Scientists from the University of New South Wales created a single-atom transistor using a precise and repeatable technique. The key word is “repeatable” which was achieved with the help of a scanning-tunneling microscope (STM). Using the STM, scientists were able to precisely manipulate hydrogen atoms around a phosphorus atom on a silicon wafer.
Although repeatable with great precision, this achievement does not mean the process is commercially viable – at least, not yet. Nevertheless, this breakthrough may accelerate the end game for Moore’s Law. Beyond the single atom lies the world of quantum computing, one which will change the way that chips are designed and manufactured. We’ll examine the quantum computing aspects of this achievement in another blog.
What does it mean to have a single-atom transistor? To answer that, we need to remember that a transistor – regardless of its size – is a device that amplifies and control the flow of an electrical current. When arranged in the proper configuration, transistors can form the very complex logic circuits that are the foundation of today’s computer systems.
The University of New South Wales device meets the definition of a transistor but with one serious restriction. Their single-atom transistor must be kept as cold as liquid nitrogen, or minus 391 degrees Fahrenheit (minus 196 Celsius). According to the scientists, the atom sits in a channel. The flowing electrons must stay in the channel for the transistor to operate. If the temperature rises, then the electrons will gain more energy and move outside of the channel.
In theory, a logic circuit formed from single-atom transistors would be incredibly small. To put this in perspective, Intel’s latest chip, called “Sandy Bridge,” is manufactured with roughly 2.3 billion transistors spaced 32 nanometers apart. A single phosphorus atom is just 0.1 nanometers wide, which would result in incredibly small processors and thus the resulting electronic systems. But as Moore’s’ Law reaches the single-atom stage, look for even greater problems with leakage power and performance.

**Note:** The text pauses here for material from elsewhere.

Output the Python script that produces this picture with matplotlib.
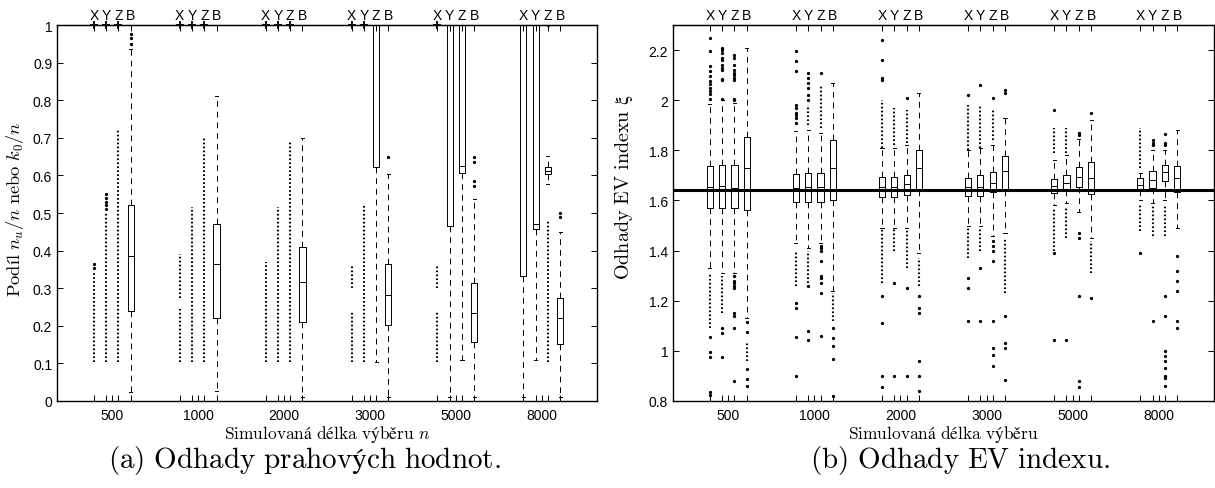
import matplotlib
matplotlib.use("Agg")
import matplotlib.pyplot as plt

plt.rcParams["mathtext.fontset"] = "custom"
plt.rcParams["mathtext.rm"] = "cmr10"
plt.rcParams["mathtext.it"] = "cmmi10"
plt.rcParams["mathtext.bf"] = "cmb10"
plt.rcParams["mathtext.fallback"] = "stix"
plt.rcParams["axes.unicode_minus"] = False

groups = ["500", "1000", "2000", "3000", "5000", "8000"]
series = ["X", "Y", "Z", "B"]

# (a) podil n_u/n nebo k_0/n  -- order: X Y Z B for each group
a_q1 = [1, 1, 1, .24, 1, 1, 1, .22, 1, 1, 1, .21,
        1, 1, .622, .202, 1, .466, .606, .157, .333, .457, .604, .151]
a_med = [1, 1, 1, .385, 1, 1, 1, .365, 1, 1, 1, .317,
         1, 1, 1, .282, 1, 1, .625, .234, 1, .47, .613, .22]
a_q3 = [1, 1, 1, .52, 1, 1, 1, .47, 1, 1, 1, .41,
        1, 1, 1, .364, 1, 1, 1, .314, 1, 1, .622, .274]
a_lo = [1, 1, 1, .024, 1, 1, 1, .027, 1, 1, 1, .01,
        1, 1, .104, .01, 1, .01, .11, .01, .01, .109, .577, .01]
a_hi = [1, 1, 1, .935, 1, 1, 1, .81, 1, 1, 1, .70,
        1, 1, 1, .604, 1, 1, 1, .537, 1, 1, .652, .45]
# dense outlier columns (from, to) and single outliers
a_runs = [[(.105, .345)], [(.105, .50)], [(.105, .72)], [],
          [(.105, .245), (.275, .39)], [(.105, .515)], [(.105, .70)], [],
          [(.105, .37)], [(.105, .515)], [(.105, .69)], [],
          [(.105, .24), (.30, .36)], [(.105, .52)], [], [],
          [(.105, .24), (.30, .36)], [], [], [],
          [], [], [(.105, .48)], []]
a_pts = [[.355, .365], [.51, .52, .53, .54, .55], [], [.95, .965, .976],
         [], [], [], [],
         [], [], [], [],
         [], [], [], [.648],
         [], [], [], [.573, .585, .635, .65],
         [], [], [1.0], [.49, .50]]

# (b) odhady EV indexu
b_q1 = [1.57, 1.57, 1.57, 1.56, 1.594, 1.594, 1.594, 1.60, 1.612, 1.615, 1.62, 1.64,
        1.618, 1.617, 1.634, 1.64, 1.63, 1.64, 1.655, 1.626, 1.642, 1.65, 1.678, 1.635]
b_med = [1.654, 1.657, 1.65, 1.73, 1.65, 1.652, 1.652, 1.73, 1.655, 1.655, 1.665, 1.73,
         1.653, 1.655, 1.67, 1.717, 1.658, 1.67, 1.694, 1.69, 1.66, 1.68, 1.715, 1.69]
b_q3 = [1.737, 1.74, 1.74, 1.855, 1.705, 1.71, 1.71, 1.84, 1.692, 1.695, 1.70, 1.80,
        1.69, 1.70, 1.713, 1.777, 1.685, 1.70, 1.733, 1.753, 1.69, 1.717, 1.741, 1.737]
b_lo = [1.33, 1.31, 1.31, 1.13, 1.43, 1.41, 1.43, 1.24, 1.49, 1.49, 1.49, 1.39,
        1.50, 1.50, 1.46, 1.47, 1.58, 1.59, 1.553, 1.45, 1.60, 1.59, 1.60, 1.49]
b_hi = [1.985, 2.0, 1.99, 2.21, 1.877, 1.88, 1.87, 2.07, 1.81, 1.81, 1.82, 2.03,
        1.80, 1.81, 1.82, 1.93, 1.76, 1.78, 1.845, 1.92, 1.71, 1.80, 1.80, 1.88]
b_runs = [[(1.09, 1.31)], [(1.15, 1.30)], [], [(.96, 1.03)],
          [(1.26, 1.40)], [(1.90, 1.98), (1.27, 1.40)], [(1.89, 2.06)], [(1.12, 1.23)],
          [(1.81, 2.0), (1.27, 1.49)], [(1.82, 1.97), (1.40, 1.49)], [(1.83, 1.96), (1.33, 1.49)], [(1.26, 1.37)],
          [(1.80, 1.98), (1.37, 1.49)], [(1.81, 1.98), (1.40, 1.49)], [(1.84, 1.96)], [(1.23, 1.45)],
          [(1.79, 1.89), (1.40, 1.57)], [(1.79, 1.89), (1.45, 1.57)], [], [(1.31, 1.44)],
          [(1.73, 1.89), (1.48, 1.58)], [(1.46, 1.58)], [(1.46, 1.58)], []]
b_pts = [[2.25, 2.197, 2.137, 2.117, 2.097, 2.077, 2.064, 2.05, 2.037, 2.024, 2.004,
          1.054, .997, .975, .835, .822],
         [2.21, 2.2, 2.19, 2.17, 2.16, 2.14, 2.13, 2.12, 2.085, 2.08, 2.005, 1.09, 1.07, .975],
         [2.18, 2.17, 2.14, 2.12, 2.11, 2.10, 2.09, 2.08, 2.005, 2.0,
          1.3, 1.28, 1.27, 1.26, 1.25, 1.15, 1.14, 1.09, .88],
         [1.114, 1.074, .928, .888, .861],
         [2.197, 2.157, 2.117, 1.98, 1.97, 1.95, 1.94, 1.93, 1.91, 1.19, 1.17, 1.054, .90],
         [2.11, 2.09, 2.07, 2.05, 2.02, 2.0, 1.26, 1.08, 1.045],
         [2.11, 1.42, 1.41, 1.40, 1.36, 1.30, 1.29, 1.27, 1.23, 1.06],
         [1.09, 1.05, 1.02, .967, .82],
         [2.24, 2.16, 2.09, 2.08, 1.22, 1.11, .90, .856],
         [1.27, .90],
         [2.01, 1.25, .90],
         [1.22, 1.17, 1.15, .96, .90, .84],
         [2.02, 1.29, 1.25, 1.12],
         [2.06, 1.33, 1.12],
         [2.01, 1.44, 1.42, 1.40, 1.36, 1.12, 1.01, .985, .94],
         [2.04, 2.03, 1.14, 1.03, 1.01, .885],
         [1.96, 1.39, 1.045],
         [1.045],
         [1.87, 1.86, 1.47, 1.45, 1.22, .88, .856],
         [1.95, 1.21],
         [1.39],
         [1.84, 1.83, 1.82, 1.12],
         [1.865, 1.83, 1.82, 1.22, 1.14, 1.0, .98, .96, .93, .90, .89, .86],
         [1.38, 1.32, 1.28, 1.24, 1.12, 1.09]]

positions = [g * 7 + i for g in range(len(groups)) for i in range(len(series))]
centers = [g * 7 + 1.5 for g in range(len(groups))]

serif = ["cmr10", "DejaVu Serif"]
sans = ["Liberation Sans", "DejaVu Sans"]

fig = plt.figure(figsize=(12.15, 4.89), dpi=100)
ax1 = fig.add_axes([57 / 1215, 87 / 489, 540 / 1215, 376 / 489])
ax2 = fig.add_axes([673 / 1215, 87 / 489, 541 / 1215, 376 / 489])


def draw_panel(ax, q1, med, q3, lo, hi, runs, pts):
    stats = []
    for k in range(len(positions)):
        stats.append(dict(q1=q1[k], med=med[k], q3=q3[k], whislo=lo[k], whishi=hi[k], fliers=[]))
    ax.bxp(stats, positions=positions, widths=0.5, capwidths=0.25, showfliers=False,
           boxprops=dict(color="k", lw=0.7),
           medianprops=dict(color="k", lw=0.7),
           whiskerprops=dict(color="k", lw=0.7, linestyle=(0, (6, 5))),
           capprops=dict(color="k", lw=0.7),
           manage_ticks=False)
    for k, x in enumerate(positions):
        for r in runs[k]:
            ax.vlines(x, r[0], r[1], colors="k", lw=1.5, linestyles=(0, (0.8, 1.1)))
        if pts[k]:
            ax.plot([x] * len(pts[k]), pts[k], ".", color="k", ms=2.7)
        # box collapsed onto the upper limit
        if q1[k] == q3[k] == lo[k] == hi[k]:
            ax.plot(x, med[k], "+", color="k", ms=6, mew=1.3, clip_on=False)

    ax.set_xlim(-3, 41)
    ax.set_xticks(centers)
    ax.set_xticklabels(groups, family=sans, fontsize=10)
    ax.set_xticks(positions, minor=True)
    ax.tick_params(axis="x", which="both", direction="in", length=4, width=0.7, pad=5)
    ax.tick_params(axis="y", which="both", direction="in", length=4, width=0.7,
                   right=True, labelsize=10)
    for lab in ax.get_yticklabels():
        lab.set_family(sans)
    for s in ax.spines.values():
        s.set_linewidth(1.0)

    top = ax.secondary_xaxis("top")
    top.set_xticks(positions)
    top.set_xticklabels(series * len(groups), family=sans, fontsize=10)
    top.tick_params(direction="in", length=4, width=0.7, pad=2)


draw_panel(ax1, a_q1, a_med, a_q3, a_lo, a_hi, a_runs, a_pts)
ax1.set_ylim(0, 1)
ax1.set_yticks([0, .1, .2, .3, .4, .5, .6, .7, .8, .9, 1])
ax1.set_yticklabels(["0", "0.1", "0.2", "0.3", "0.4", "0.5", "0.6", "0.7", "0.8", "0.9", "1"],
                    family=sans)
ax1.set_xlabel(r"$\mathrm{Simulovaná\ délka\ výběru}\ n$", family=serif, fontsize=12.5, labelpad=1)
ax1.set_ylabel(r"$\mathrm{Podíl}\ n_u/n\ \mathrm{nebo}\ k_0/n$", family=serif, fontsize=13.3)
ax1.yaxis.set_label_coords(-0.058, 0.512)

draw_panel(ax2, b_q1, b_med, b_q3, b_lo, b_hi, b_runs, b_pts)
ax2.axhline(1.64, color="k", lw=2.2)
ax2.set_ylim(0.8, 2.3)
ax2.set_yticks([.8, 1, 1.2, 1.4, 1.6, 1.8, 2, 2.2])
ax2.set_yticklabels(["0.8", "1", "1.2", "1.4", "1.6", "1.8", "2", "2.2"], family=sans)
ax2.set_xlabel(r"$\mathrm{Simulovaná\ délka\ výběru}$", family=serif, fontsize=12.5, labelpad=1)
ax2.set_ylabel(r"$\mathrm{Odhady\ EV\ indexu}\ \xi$", family=serif, fontsize=14.5)
ax2.yaxis.set_label_coords(-0.070, 0.572)

fig.text(304 / 1215, 28 / 489, r"$\mathrm{(a)\ Odhady\ prahových\ hodnot.}$", family=serif,
         fontsize=21, ha="center", va="center")
fig.text(960 / 1215, 28 / 489, r"$\mathrm{(b)\ Odhady\ EV\ indexu.}$", family=serif,
         fontsize=21, ha="center", va="center")

fig.savefig("out.png", dpi=100)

IP for Single-Atom Transistors?
What does an atom-sized transistor mean to the semiconductor IP community? We can understand the affect by extrapolation from the experience of the last several decades of Moore’s law. IP design and manufacturability is closely tied to the physical contrast and materials of the actual chip.
In a past blog, Neil Hand, group marketing director of SoC Realization at Cadence, explained that IP has always been tied to the manufacturing process and is becoming even more closely tied because of the move to more advanced geometries. He was quick to point out that the relationship to the process differs depending upon the nature of the IP, i.e., whether it is soft or hard IP.
Soft IP isn’t as closely tied to the underlying process as hard IP. Still, an understanding of process capabilities does allow the IP architecture to be optimized for better performance and power. Leveraging the process benefits means that the same IP can be used on different platforms—just as the same video-decoding/decompression IP can be implemented in everything from handsets to home theaters.
On the other hand, hard IP has a tightly coupled architecture that’s determined by underlined process capabilities and physical properties, Hand explains. “It would be impossible to divorce hard IP from the process. As a result, IP companies will be required to have deep in-house process expertise.”
Perhaps this is why IP giants are aligning themselves more closely to the manufacturing process. For example, ARM’s recent acquisition of Prolific, a chip design services company, should strengthen ARM’s physical IP position – including logic, embedded memory and interface cores – at the more troublesome lower nodes.
Will single-atom transistor architectures mean “game over” for Moore’s law? Probably not, since Moore’s law is an economic prediction, not a scientific theory. One way to ensure the continuation of the law is to reduce manufacturing costs. The emerging trend of using 3D layered ICs at existing or even higher process nodes will help reduce these costs while maintaining performance, at least with respect to factors such as device battery life, screen size, weight and others.
An accurate, repeatable process for creating single-atom transistors will bring significant changes to the world of chip design. Semiconductor IP, especially hard IP, is directly affected by any manufacturing changes. Further, IP will need to evolve in other ways, as it current is doing to accommodate 3D die stacking at existing nodes.